Dataset records
-- -- --

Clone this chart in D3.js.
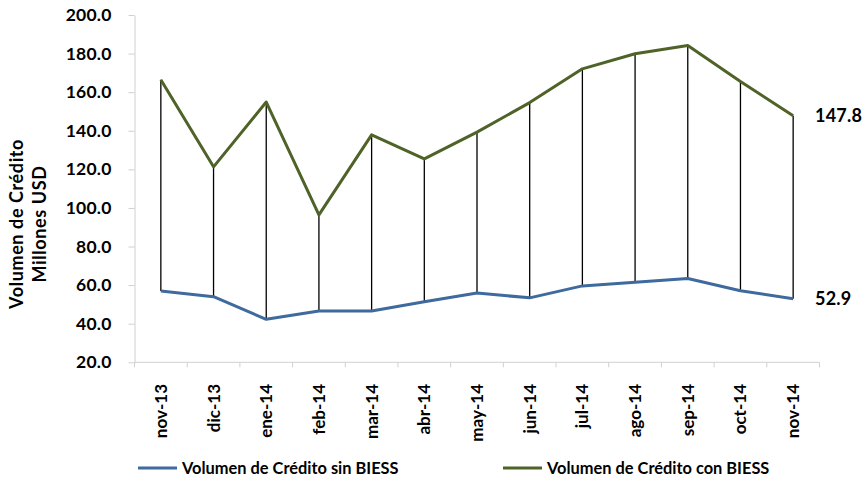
<!DOCTYPE html>
<html>
<head>
<meta charset="utf-8">
<script src="https://cdn.jsdelivr.net/npm/d3@7"></script>
<style>
  html, body { margin: 0; padding: 0; background: #fff; }
  svg { display: block; font-family: Lato, "Open Sans", sans-serif; font-weight: bold; }
</style>
</head>
<body>
<svg id="chart" width="863" height="479"></svg>
<script>
// Monthly credit volume, millions of USD
const months = ["nov-13", "dic-13", "ene-14", "feb-14", "mar-14", "abr-14", "may-14",
                "jun-14", "jul-14", "ago-14", "sep-14", "oct-14", "nov-14"];
const sinBIESS = [57.0, 54.0, 42.3, 46.6, 46.6, 51.4, 55.9, 53.4, 59.6, 61.5, 63.4, 57.1, 52.9];
const conBIESS = [166.4, 121.3, 154.9, 96.4, 137.9, 125.4, 139.3, 154.6, 172.1, 179.9, 184.2, 165.5, 147.8];
const yTicks = [20, 40, 60, 80, 100, 120, 140, 160, 180, 200];
const seriesNames = ["Volumen de Crédito sin BIESS", "Volumen de Crédito con BIESS"];
const seriesColors = ["#3e6a9d", "#4f6228"];

const svg = d3.select("#chart");
const plotLeft = 134.5, plotRight = 819.5, plotTop = 15, plotBottom = 362.3;

const x = d3.scaleBand().domain(months).range([plotLeft, plotRight]);
const y = d3.scaleLinear().domain([20, 200]).range([plotBottom, plotTop]);
const cx = m => x(m) + x.bandwidth() / 2;

// Y axis
const yAxis = svg.append("g")
  .attr("transform", `translate(${plotLeft},0)`)
  .call(d3.axisLeft(y).tickValues(yTicks).tickFormat(d3.format(".1f"))
        .tickSize(6).tickSizeOuter(0).tickPadding(17));
yAxis.select(".domain").attr("stroke", "#d0d0d0");
yAxis.selectAll(".tick line").attr("stroke", "#d0d0d0");
yAxis.selectAll(".tick text")
  .attr("font-family", "Lato, sans-serif").attr("font-weight", "bold")
  .attr("font-size", 17.5).attr("letter-spacing", 0.2).attr("fill", "#000");

// X axis line with ticks at category boundaries
svg.append("line")
  .attr("x1", plotLeft).attr("x2", plotRight).attr("y1", plotBottom).attr("y2", plotBottom)
  .attr("stroke", "#d0d0d0");
const bounds = months.map(m => x(m)).concat([plotRight]);
svg.append("g").selectAll("line").data(bounds).join("line")
  .attr("x1", d => d).attr("x2", d => d)
  .attr("y1", plotBottom).attr("y2", plotBottom + 5)
  .attr("stroke", "#d0d0d0");

// Category labels, rotated
svg.append("g").selectAll("text").data(months).join("text")
  .attr("transform", d => `translate(${cx(d) + 6},384) rotate(-90)`)
  .attr("text-anchor", "end")
  .attr("font-size", 17)
  .text(d => d);

// High-low lines between the two series
svg.append("g").selectAll("line").data(months).join("line")
  .attr("x1", d => cx(d)).attr("x2", d => cx(d))
  .attr("y1", (d, i) => y(conBIESS[i]))
  .attr("y2", (d, i) => y(sinBIESS[i]))
  .attr("stroke", "#000").attr("stroke-width", 1.3);

// Series lines
const line = d3.line().x((d, i) => cx(months[i])).y(d => y(d));
[sinBIESS, conBIESS].forEach((s, k) => {
  svg.append("path").datum(s)
    .attr("d", line)
    .attr("fill", "none")
    .attr("stroke", seriesColors[k])
    .attr("stroke-width", 3)
    .attr("stroke-linejoin", "round");
});

// Last-value labels
const last = months.length - 1;
[sinBIESS, conBIESS].forEach(s => {
  svg.append("text")
    .attr("x", 815).attr("y", y(s[last]) + 6)
    .attr("font-size", 18).attr("letter-spacing", 0.2)
    .text(d3.format(".1f")(s[last]));
});

// Y axis title
const yTitle = svg.append("text")
  .attr("transform", "translate(0,224) rotate(-90)")
  .attr("text-anchor", "middle")
  .attr("font-size", 18)
  .attr("letter-spacing", 0.6);
yTitle.append("tspan").attr("x", 0).attr("y", 23).text("Volumen de Crédito");
yTitle.append("tspan").attr("x", 0).attr("y", 46).text("Millones USD");

// Legend
const legendX = [138, 503];
seriesNames.forEach((name, k) => {
  const g = svg.append("g").attr("transform", `translate(${legendX[k]},468)`);
  g.append("line").attr("x1", 0).attr("x2", 39).attr("y1", 0).attr("y2", 0)
    .attr("stroke", seriesColors[k]).attr("stroke-width", 3);
  g.append("text").attr("x", 44).attr("y", 6).attr("font-size", 16.4).text(name);
});
</script>
</body>
</html>
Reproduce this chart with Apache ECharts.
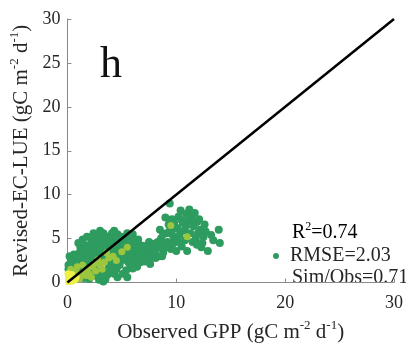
<!DOCTYPE html>
<html>
<head>
<meta charset="utf-8">
<script src="https://cdn.jsdelivr.net/npm/echarts@6/dist/echarts.min.js"></script>
<style>html,body{margin:0;padding:0;background:#fff;}#c{width:406px;height:348px;}</style>
</head>
<body>
<div id="c"></div>
<script>
// Observed GPP (x) vs Revised-EC-LUE simulated GPP (y)
const greenPoints = [
  [0.1,2.0],[0.2,3.0],[0.1,1.5],[0.4,2.4],[0.7,2.0],[0.5,1.0],[0.8,1.4],[0.3,2.7],[0.9,2.6],[0.6,3.2],
  [1.2,2.2],[1.5,3.0],[1.4,4.9],[1.7,4.2],[1.1,3.4],[1.9,3.6],[1.3,1.6],[1.6,2.5],[1.8,2.0],[1.9,0.9],[1.2,4.0],[1.5,0.5],[1.8,5.2],
  [2.1,3.0],[2.4,5.6],[2.2,4.6],[2.6,4.0],[2.8,3.4],[2.3,2.4],[2.7,1.8],[2.9,5.0],[2.5,0.8],[2.1,1.4],[2.9,0.3],[2.4,3.7],[2.6,5.3],[2.2,5.1],
  [3.1,4.4],[3.3,5.6],[3.5,4.9],[3.2,3.0],[3.6,2.4],[3.8,3.9],[3.4,1.2],[3.7,0.9],[3.3,0.1],[3.9,5.3],[3.1,2.6],[3.5,3.6],[3.8,1.8],[3.0,5.9],[3.6,4.3],
  [4.1,4.8],[4.3,5.9],[4.6,5.5],[4.4,3.6],[4.8,4.2],[4.2,2.2],[4.5,1.5],[4.9,2.8],[4.0,3.3],[4.7,3.2],[4.3,1.0],[4.6,0.6],[4.9,5.0],[4.1,5.6],[4.4,4.6],
  [5.1,4.5],[5.3,3.6],[5.5,5.6],[5.7,4.8],[5.2,2.6],[5.6,3.0],[5.8,2.0],[5.4,1.4],[5.9,3.9],[5.0,5.2],[5.5,0.6],[5.8,5.3],[5.3,4.1],[5.6,2.3],
  [6.1,4.4],[6.3,3.4],[6.5,4.9],[6.8,4.2],[6.2,2.6],[6.6,2.9],[6.9,3.7],[6.4,1.8],[6.0,5.5],[6.7,2.3],[6.3,4.0],[6.1,3.0],
  [7.2,3.2],[7.5,4.6],[7.8,3.8],[7.1,2.4],[7.6,2.1],[7.4,3.6],[7.9,2.9],[7.3,4.2],[7.7,3.3],
  [8.2,3.9],[8.5,6.0],[8.8,3.4],[8.3,4.6],[8.6,5.0],[8.9,4.3],[8.1,2.8],[8.7,3.0],
  [9.1,5.6],[9.4,9.0],[9.3,6.6],[9.6,7.2],[9.8,5.1],[9.2,4.6],[9.5,3.8],[9.9,6.2],[9.0,7.4],[9.7,4.4],[9.4,5.9],
  [10.2,7.5],[10.4,8.2],[10.6,6.8],[10.3,5.4],[10.8,4.8],[10.1,6.2],[10.5,4.1],[10.9,7.8],[10.7,5.9],[10.0,3.6],
  [11.2,8.3],[11.0,3.6],[11.4,7.5],[11.6,6.4],[11.3,5.6],[11.8,5.0],[11.1,7.0],[11.5,4.6],[11.9,6.9],[11.7,7.9],
  [12.2,6.0],[12.5,5.2],[12.9,3.6],[12.4,4.5],[12.7,5.8],[12.1,7.2],[13.2,5.4],[13.9,6.0],[14.0,4.5],[12.6,6.6],[13.4,4.8],
  [0.2,1.2],[0.5,2.0],[0.8,3.0],[1.0,2.8],[1.3,3.6],[1.6,3.8],[1.0,4.5],[2.0,4.2],[2.3,4.0],[2.7,4.6],[2.0,2.6],[2.5,3.0],
  [3.0,3.6],[3.2,4.8],[3.4,4.2],[3.7,5.0],[3.9,4.6],[4.0,2.5],[4.2,4.0],[4.5,4.0],[4.7,4.7],[4.8,3.6],[5.0,4.0],[5.2,5.0],
  [5.4,3.0],[5.6,4.4],[5.9,4.6],[6.0,3.6],[6.2,4.8],[6.4,3.0],[6.6,3.6],[6.8,2.6],[7.0,3.0],[7.1,4.0],[7.4,2.7],[7.6,3.9],
  [8.0,3.4],[8.4,3.0],[8.0,4.4],[3.0,1.0],[3.5,0.4],[4.0,1.4],[4.8,2.0],[5.1,1.0],[6.0,1.6],[2.8,0.9],[2.0,0.4],[9.0,4.0],
  [9.6,5.5],[10.2,4.6],[10.5,7.1],[11.5,7.0],[12.0,5.6],[12.3,4.0],[11.9,4.3],[10.9,6.4],[9.8,6.8],[8.8,5.5],[8.6,4.0]
];
const lightGreenPoints = [
  [0.3,1.5],[0.6,1.2],[1.0,1.0],[1.2,0.7],[1.5,1.2],[0.9,1.8],[1.8,1.5],[2.0,1.0],[2.3,1.8],[1.4,2.0],[2.6,1.3],[3.0,2.0],
  [2.8,2.6],[3.4,2.3],[1.1,0.4],[2.2,0.6],[3.8,2.8],[4.2,3.0],[2.5,2.2],[1.7,0.8],[3.2,1.5],[4.5,2.5],[5.0,3.5],[3.6,3.4],
  [5.5,4.0],[9.5,6.5],[11.0,5.2]
];
const yellowPoints = [
  [0.1,0.1],[0.2,0.3],[0.3,0.1],[0.1,0.5],[0.4,0.4],[0.2,0.8],[0.5,0.2],[0.3,0.6],[0.6,0.5],[0.1,0.2],[0.7,0.3],[0.05,1.0],[0.4,0.9],[0.8,0.6]
];
const oneToOne = [[0,0],[30,30]];
const xTicks = {min:0, max:30, interval:10};
const yTicks = {min:0, max:30, interval:5};
const statR2 = '0.74', statRMSE = '2.03', statSimObs = '0.71';

const SERIF = 'Liberation Serif';
const TXT = '#262626';
const AX = '#8a8a8a';
const supRich = {
  n: {fontFamily: SERIF, fontSize: 21, color: TXT, lineHeight: 26, verticalAlign: 'middle'},
  s: {fontFamily: SERIF, fontSize: 13, color: TXT, lineHeight: 13, verticalAlign: 'top'}
};
const chart = echarts.init(document.getElementById('c'), null, {renderer: 'canvas'});
chart.setOption({
  animation: false,
  backgroundColor: '#fff',
  grid: {left: 67, right: 12, top: 19, bottom: 61, containLabel: false},
  legend: {
    data: ['RMSE=' + statRMSE],
    left: 268, top: 241,
    icon: 'circle', itemWidth: 18, itemHeight: 6,
    textStyle: {fontFamily: SERIF, fontSize: 20, color: TXT},
    selectedMode: false
  },
  xAxis: {
    type: 'value', min: xTicks.min, max: xTicks.max, interval: xTicks.interval,
    name: '{n|Observed GPP (gC m}{s|-2}{n| d}{s|-1}{n|)}',
    nameLocation: 'middle', nameGap: 37,
    nameTextStyle: {rich: supRich},
    axisLine: {show: true, lineStyle: {color: AX, width: 1}},
    axisTick: {show: true, inside: true, length: 4, lineStyle: {color: AX}},
    axisLabel: {fontFamily: SERIF, fontSize: 18, color: TXT, margin: 12},
    splitLine: {show: false}
  },
  yAxis: {
    type: 'value', min: yTicks.min, max: yTicks.max, interval: yTicks.interval,
    name: '{n|Revised-EC-LUE (gC m}{s|-2}{n| d}{s|-1}{n|)}',
    nameLocation: 'middle', nameGap: 28,
    nameTextStyle: {rich: supRich},
    axisLine: {show: true, lineStyle: {color: AX, width: 1}},
    axisTick: {show: true, inside: true, length: 4, lineStyle: {color: AX}},
    axisLabel: {fontFamily: SERIF, fontSize: 18, color: TXT, margin: 7},
    splitLine: {show: false}
  },
  graphic: [
    {type: 'text', left: 100, top: 43, style: {text: 'h', font: '44px "Liberation Serif"', fill: '#111'}},
    {type: 'text', x: 292, y: 233, style: {
      text: '{n|R}{s|2}{n|=' + statR2 + '}', verticalAlign: 'middle',
      rich: {n: {fontFamily: SERIF, fontSize: 20, color: TXT, lineHeight: 24}, s: {fontFamily: SERIF, fontSize: 12, color: TXT, lineHeight: 12, verticalAlign: 'top'}}
    }},
    {type: 'text', x: 292, y: 278, style: {
      text: 'Sim/Obs=' + statSimObs, verticalAlign: 'middle',
      font: '20px "Liberation Serif"', fill: TXT
    }}
  ],
  series: [
    {name: 'RMSE=' + statRMSE, type: 'scatter', data: greenPoints, symbolSize: 8,
     itemStyle: {color: '#2e9b5f', opacity: 1}, z: 2},
    {name: 'lg', type: 'scatter', data: lightGreenPoints, symbolSize: 7,
     itemStyle: {color: '#9cc63e', opacity: 1}, z: 3},
    {name: 'yl', type: 'scatter', data: yellowPoints, symbolSize: 7,
     itemStyle: {color: '#eef046', opacity: 1}, z: 4},
    {name: '1:1', type: 'line', data: oneToOne, symbol: 'none',
     lineStyle: {color: '#000', width: 2.5}, z: 5}
  ]
});
</script>
</body>
</html>
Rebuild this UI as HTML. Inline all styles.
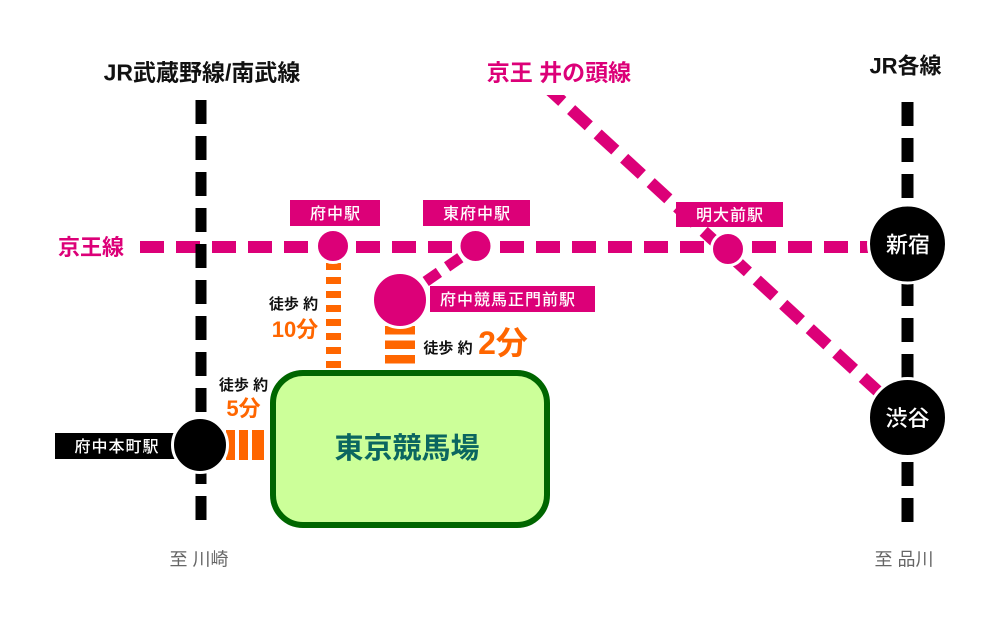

-- -- --

» **REQUIREMENTS**:
Copy out each line of the records that holds the string "with".

» **OUTPUT OF THE TASK**:
// X axis line with ticks at category boundaries
Reproduce this chart with Apache ECharts.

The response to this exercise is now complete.